Write out the full listing exactly as given, minus the images.
⁂
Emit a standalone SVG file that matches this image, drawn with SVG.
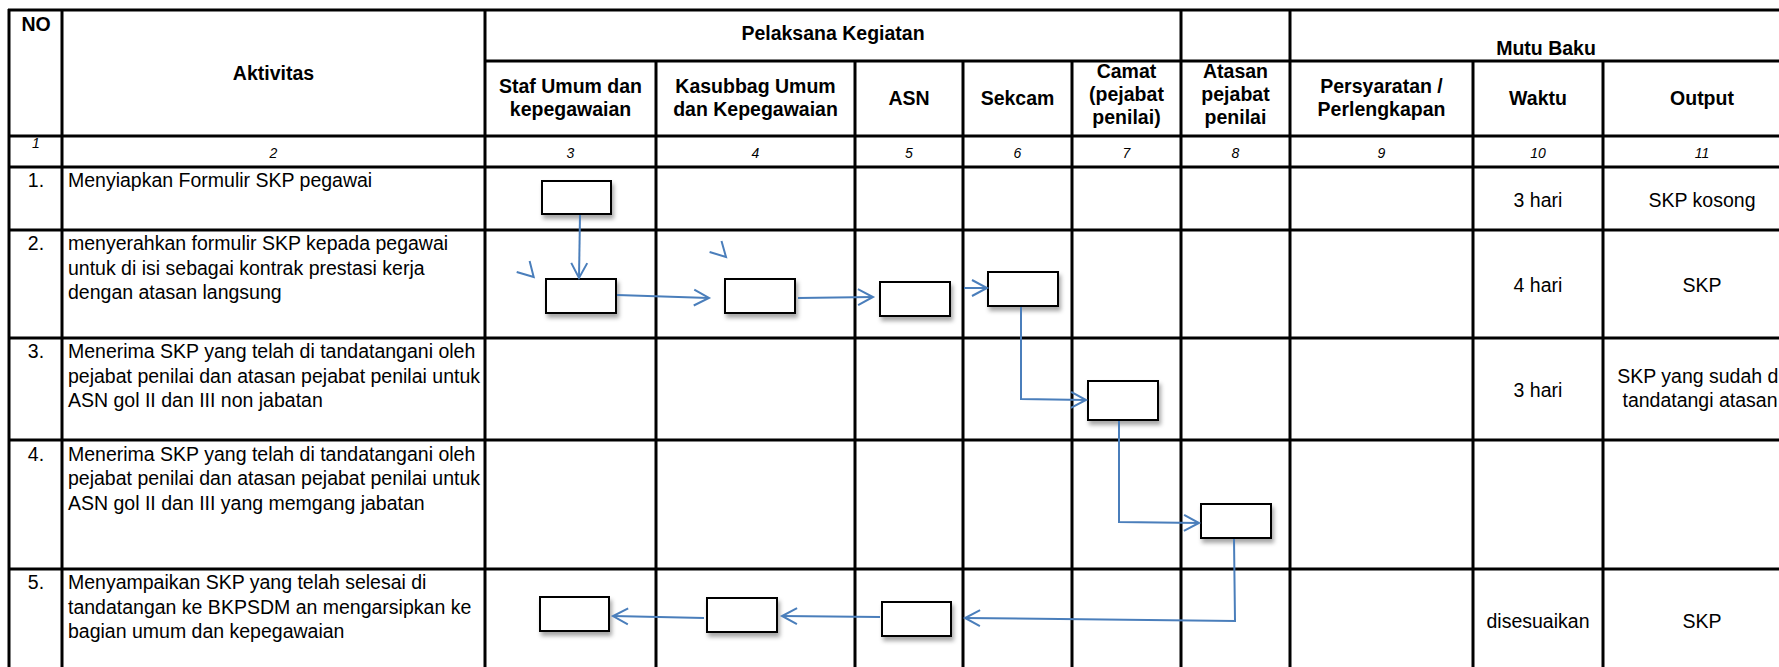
<svg xmlns="http://www.w3.org/2000/svg" width="1779" height="667" viewBox="0 0 1779 667">
<defs>
<style>
.grid line{stroke:#000;stroke-width:3}
text{font-family:"Liberation Sans",Arial,Helvetica,sans-serif;font-size:19.5px;fill:#000}
.h{font-weight:bold;text-anchor:middle}
.c{text-anchor:middle}
.n{font-style:italic;font-size:14px;text-anchor:middle}
.box{fill:#fff;stroke:#000;stroke-width:2;filter:url(#sh)}
.conn{fill:none;stroke:#4a7ebb;stroke-width:2;stroke-linejoin:miter}
.arr{marker-end:url(#ah)}
</style>
<filter id="sh" x="-20%" y="-20%" width="150%" height="160%">
<feDropShadow dx="2" dy="4" stdDeviation="2" flood-color="#000" flood-opacity="0.35"/>
</filter>
<marker id="ah" markerUnits="userSpaceOnUse" markerWidth="20" markerHeight="20" refX="16" refY="9" orient="auto" overflow="visible">
<path d="M1,1 L16,9 L1,17" fill="none" stroke="#4a7ebb" stroke-width="2"/>
</marker>
</defs>
<rect width="1779" height="667" fill="#fff"/>

<g id="table" class="grid">
<line x1="8" y1="10" x2="1801" y2="10"/>
<line x1="485" y1="61" x2="1801" y2="61"/>
<line x1="8" y1="136" x2="1801" y2="136"/>
<line x1="8" y1="167" x2="1801" y2="167"/>
<line x1="8" y1="230" x2="1801" y2="230"/>
<line x1="8" y1="338" x2="1801" y2="338"/>
<line x1="8" y1="440" x2="1801" y2="440"/>
<line x1="8" y1="569" x2="1801" y2="569"/>
<line x1="9" y1="9" x2="9" y2="673"/>
<line x1="62" y1="9" x2="62" y2="673"/>
<line x1="485" y1="9" x2="485" y2="673"/>
<line x1="1181" y1="9" x2="1181" y2="673"/>
<line x1="1290" y1="9" x2="1290" y2="673"/>
<line x1="656" y1="61" x2="656" y2="673"/>
<line x1="855" y1="61" x2="855" y2="673"/>
<line x1="963" y1="61" x2="963" y2="673"/>
<line x1="1072" y1="61" x2="1072" y2="673"/>
<line x1="1473" y1="61" x2="1473" y2="673"/>
<line x1="1603" y1="61" x2="1603" y2="673"/>
</g>

<g id="headers">
<text class="h" x="36" y="31">NO</text>
<text class="h" x="273.5" y="80">Aktivitas</text>
<text class="h" x="833" y="40">Pelaksana Kegiatan</text>
<text class="h" x="1546" y="55">Mutu Baku</text>
<text class="h" x="570.5" y="93">Staf Umum dan</text>
<text class="h" x="570.5" y="116">kepegawaian</text>
<text class="h" x="755.5" y="93">Kasubbag Umum</text>
<text class="h" x="755.5" y="116">dan Kepegawaian</text>
<text class="h" x="909" y="105">ASN</text>
<text class="h" x="1017.5" y="105">Sekcam</text>
<text class="h" x="1126.5" y="78">Camat</text>
<text class="h" x="1126.5" y="101">(pejabat</text>
<text class="h" x="1126.5" y="124">penilai)</text>
<text class="h" x="1235.5" y="78">Atasan</text>
<text class="h" x="1235.5" y="101">pejabat</text>
<text class="h" x="1235.5" y="124">penilai</text>
<text class="h" x="1381.5" y="93">Persyaratan /</text>
<text class="h" x="1381.5" y="116">Perlengkapan</text>
<text class="h" x="1538" y="105">Waktu</text>
<text class="h" x="1702" y="105">Output</text>
</g>

<g id="colnumbers">
<text class="n" x="36" y="148">1</text>
<text class="n" x="273.5" y="158">2</text>
<text class="n" x="570.5" y="158">3</text>
<text class="n" x="755.5" y="158">4</text>
<text class="n" x="909" y="158">5</text>
<text class="n" x="1017.5" y="158">6</text>
<text class="n" x="1126.5" y="158">7</text>
<text class="n" x="1235.5" y="158">8</text>
<text class="n" x="1381.5" y="158">9</text>
<text class="n" x="1538" y="158">10</text>
<text class="n" x="1702" y="158">11</text>
</g>

<g id="row1">
<text class="c" x="36" y="187">1.</text>
<text x="68" y="187">Menyiapkan Formulir SKP pegawai</text>
<text class="c" x="1538" y="206.5">3 hari</text>
<text class="c" x="1702" y="206.5">SKP kosong</text>
</g>
<g id="row2">
<text class="c" x="36" y="250">2.</text>
<text x="68" y="250">menyerahkan formulir SKP kepada pegawai</text>
<text x="68" y="274.5">untuk di isi sebagai kontrak prestasi kerja</text>
<text x="68" y="299">dengan atasan langsung</text>
<text class="c" x="1538" y="291.5">4 hari</text>
<text class="c" x="1702" y="291.5">SKP</text>
</g>
<g id="row3">
<text class="c" x="36" y="358">3.</text>
<text x="68" y="358">Menerima SKP yang telah di tandatangani oleh</text>
<text x="68" y="382.5">pejabat penilai dan atasan pejabat penilai untuk</text>
<text x="68" y="407">ASN gol II dan III non jabatan</text>
<text class="c" x="1538" y="397">3 hari</text>
<text class="c" x="1700" y="383">SKP yang sudah di</text>
<text class="c" x="1700" y="407">tandatangi atasan</text>
</g>
<g id="row4">
<text class="c" x="36" y="460.5">4.</text>
<text x="68" y="460.5">Menerima SKP yang telah di tandatangani oleh</text>
<text x="68" y="485">pejabat penilai dan atasan pejabat penilai untuk</text>
<text x="68" y="509.5">ASN gol II dan III yang memgang jabatan</text>
</g>
<g id="row5">
<text class="c" x="36" y="589">5.</text>
<text x="68" y="589">Menyampaikan SKP yang telah selesai di</text>
<text x="68" y="613.5">tandatangan ke BKPSDM an mengarsipkan ke</text>
<text x="68" y="638">bagian umum dan kepegawaian</text>
<text class="c" x="1538" y="628">disesuaikan</text>
<text class="c" x="1702" y="628">SKP</text>
</g>

<g id="node-b1"><rect class="box" x="542" y="181" width="69" height="33"/></g>
<g id="node-b2"><rect class="box" x="546" y="279" width="70" height="34"/></g>
<g id="node-b3"><rect class="box" x="725" y="279" width="70" height="34"/></g>
<g id="node-b4"><rect class="box" x="880" y="282" width="70" height="34"/></g>
<g id="node-b5"><rect class="box" x="988" y="272" width="70" height="34"/></g>
<g id="node-b6"><rect class="box" x="1088" y="381" width="70" height="39"/></g>
<g id="node-b7"><rect class="box" x="1201" y="504" width="70" height="34"/></g>
<g id="node-b8"><rect class="box" x="540" y="597" width="69" height="34"/></g>
<g id="node-b9"><rect class="box" x="707" y="598" width="70" height="34"/></g>
<g id="node-b10"><rect class="box" x="882" y="602" width="69" height="34"/></g>

<g id="connectors">
<path class="conn arr" d="M580,215 L579,278"/>
<path class="conn arr" d="M617,295 L709,298"/>
<path class="conn arr" d="M798,298 L873,297"/>
<path class="conn arr" d="M964,288 L987,288"/>
<path class="conn arr" d="M1021,307 L1021,399 L1086,400"/>
<path class="conn arr" d="M1119,421 L1119,522 L1199,523"/>
<path class="conn arr" d="M1234,539 L1235,621 L965,618"/>
<path class="conn arr" d="M880,617 L782,616"/>
<path class="conn arr" d="M704,618 L613,616"/>
<polyline class="conn" points="516.7,272 533.7,277 529.6,261"/>
<polyline class="conn" points="709.6,252 726,257 721.5,241"/>
</g>
</svg>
⁂
== Response ==
Emit a standalone SVG file that matches this image, drawn with SVG.
<svg xmlns="http://www.w3.org/2000/svg" width="1779" height="667" viewBox="0 0 1779 667">
<defs>
<style>
.grid line{stroke:#000;stroke-width:3}
text{font-family:"Liberation Sans",Arial,Helvetica,sans-serif;font-size:19.5px;fill:#000}
.h{font-weight:bold;text-anchor:middle}
.c{text-anchor:middle}
.n{font-style:italic;font-size:14px;text-anchor:middle}
.box{fill:#fff;stroke:#000;stroke-width:2;filter:url(#sh)}
.conn{fill:none;stroke:#4a7ebb;stroke-width:2;stroke-linejoin:miter}
.arr{marker-end:url(#ah)}
</style>
<filter id="sh" x="-20%" y="-20%" width="150%" height="160%">
<feDropShadow dx="2" dy="4" stdDeviation="2" flood-color="#000" flood-opacity="0.35"/>
</filter>
<marker id="ah" markerUnits="userSpaceOnUse" markerWidth="20" markerHeight="20" refX="16" refY="9" orient="auto" overflow="visible">
<path d="M1,1 L16,9 L1,17" fill="none" stroke="#4a7ebb" stroke-width="2"/>
</marker>
</defs>
<rect width="1779" height="667" fill="#fff"/>

<g id="table" class="grid">
<line x1="8" y1="10" x2="1801" y2="10"/>
<line x1="485" y1="61" x2="1801" y2="61"/>
<line x1="8" y1="136" x2="1801" y2="136"/>
<line x1="8" y1="167" x2="1801" y2="167"/>
<line x1="8" y1="230" x2="1801" y2="230"/>
<line x1="8" y1="338" x2="1801" y2="338"/>
<line x1="8" y1="440" x2="1801" y2="440"/>
<line x1="8" y1="569" x2="1801" y2="569"/>
<line x1="9" y1="9" x2="9" y2="673"/>
<line x1="62" y1="9" x2="62" y2="673"/>
<line x1="485" y1="9" x2="485" y2="673"/>
<line x1="1181" y1="9" x2="1181" y2="673"/>
<line x1="1290" y1="9" x2="1290" y2="673"/>
<line x1="656" y1="61" x2="656" y2="673"/>
<line x1="855" y1="61" x2="855" y2="673"/>
<line x1="963" y1="61" x2="963" y2="673"/>
<line x1="1072" y1="61" x2="1072" y2="673"/>
<line x1="1473" y1="61" x2="1473" y2="673"/>
<line x1="1603" y1="61" x2="1603" y2="673"/>
</g>

<g id="headers">
<text class="h" x="36" y="31">NO</text>
<text class="h" x="273.5" y="80">Aktivitas</text>
<text class="h" x="833" y="40">Pelaksana Kegiatan</text>
<text class="h" x="1546" y="55">Mutu Baku</text>
<text class="h" x="570.5" y="93">Staf Umum dan</text>
<text class="h" x="570.5" y="116">kepegawaian</text>
<text class="h" x="755.5" y="93">Kasubbag Umum</text>
<text class="h" x="755.5" y="116">dan Kepegawaian</text>
<text class="h" x="909" y="105">ASN</text>
<text class="h" x="1017.5" y="105">Sekcam</text>
<text class="h" x="1126.5" y="78">Camat</text>
<text class="h" x="1126.5" y="101">(pejabat</text>
<text class="h" x="1126.5" y="124">penilai)</text>
<text class="h" x="1235.5" y="78">Atasan</text>
<text class="h" x="1235.5" y="101">pejabat</text>
<text class="h" x="1235.5" y="124">penilai</text>
<text class="h" x="1381.5" y="93">Persyaratan /</text>
<text class="h" x="1381.5" y="116">Perlengkapan</text>
<text class="h" x="1538" y="105">Waktu</text>
<text class="h" x="1702" y="105">Output</text>
</g>

<g id="colnumbers">
<text class="n" x="36" y="148">1</text>
<text class="n" x="273.5" y="158">2</text>
<text class="n" x="570.5" y="158">3</text>
<text class="n" x="755.5" y="158">4</text>
<text class="n" x="909" y="158">5</text>
<text class="n" x="1017.5" y="158">6</text>
<text class="n" x="1126.5" y="158">7</text>
<text class="n" x="1235.5" y="158">8</text>
<text class="n" x="1381.5" y="158">9</text>
<text class="n" x="1538" y="158">10</text>
<text class="n" x="1702" y="158">11</text>
</g>

<g id="row1">
<text class="c" x="36" y="187">1.</text>
<text x="68" y="187">Menyiapkan Formulir SKP pegawai</text>
<text class="c" x="1538" y="206.5">3 hari</text>
<text class="c" x="1702" y="206.5">SKP kosong</text>
</g>
<g id="row2">
<text class="c" x="36" y="250">2.</text>
<text x="68" y="250">menyerahkan formulir SKP kepada pegawai</text>
<text x="68" y="274.5">untuk di isi sebagai kontrak prestasi kerja</text>
<text x="68" y="299">dengan atasan langsung</text>
<text class="c" x="1538" y="291.5">4 hari</text>
<text class="c" x="1702" y="291.5">SKP</text>
</g>
<g id="row3">
<text class="c" x="36" y="358">3.</text>
<text x="68" y="358">Menerima SKP yang telah di tandatangani oleh</text>
<text x="68" y="382.5">pejabat penilai dan atasan pejabat penilai untuk</text>
<text x="68" y="407">ASN gol II dan III non jabatan</text>
<text class="c" x="1538" y="397">3 hari</text>
<text class="c" x="1700" y="383">SKP yang sudah di</text>
<text class="c" x="1700" y="407">tandatangi atasan</text>
</g>
<g id="row4">
<text class="c" x="36" y="460.5">4.</text>
<text x="68" y="460.5">Menerima SKP yang telah di tandatangani oleh</text>
<text x="68" y="485">pejabat penilai dan atasan pejabat penilai untuk</text>
<text x="68" y="509.5">ASN gol II dan III yang memgang jabatan</text>
</g>
<g id="row5">
<text class="c" x="36" y="589">5.</text>
<text x="68" y="589">Menyampaikan SKP yang telah selesai di</text>
<text x="68" y="613.5">tandatangan ke BKPSDM an mengarsipkan ke</text>
<text x="68" y="638">bagian umum dan kepegawaian</text>
<text class="c" x="1538" y="628">disesuaikan</text>
<text class="c" x="1702" y="628">SKP</text>
</g>

<g id="node-b1"><rect class="box" x="542" y="181" width="69" height="33"/></g>
<g id="node-b2"><rect class="box" x="546" y="279" width="70" height="34"/></g>
<g id="node-b3"><rect class="box" x="725" y="279" width="70" height="34"/></g>
<g id="node-b4"><rect class="box" x="880" y="282" width="70" height="34"/></g>
<g id="node-b5"><rect class="box" x="988" y="272" width="70" height="34"/></g>
<g id="node-b6"><rect class="box" x="1088" y="381" width="70" height="39"/></g>
<g id="node-b7"><rect class="box" x="1201" y="504" width="70" height="34"/></g>
<g id="node-b8"><rect class="box" x="540" y="597" width="69" height="34"/></g>
<g id="node-b9"><rect class="box" x="707" y="598" width="70" height="34"/></g>
<g id="node-b10"><rect class="box" x="882" y="602" width="69" height="34"/></g>

<g id="connectors">
<path class="conn arr" d="M580,215 L579,278"/>
<path class="conn arr" d="M617,295 L709,298"/>
<path class="conn arr" d="M798,298 L873,297"/>
<path class="conn arr" d="M964,288 L987,288"/>
<path class="conn arr" d="M1021,307 L1021,399 L1086,400"/>
<path class="conn arr" d="M1119,421 L1119,522 L1199,523"/>
<path class="conn arr" d="M1234,539 L1235,621 L965,618"/>
<path class="conn arr" d="M880,617 L782,616"/>
<path class="conn arr" d="M704,618 L613,616"/>
<polyline class="conn" points="516.7,272 533.7,277 529.6,261"/>
<polyline class="conn" points="709.6,252 726,257 721.5,241"/>
</g>
</svg>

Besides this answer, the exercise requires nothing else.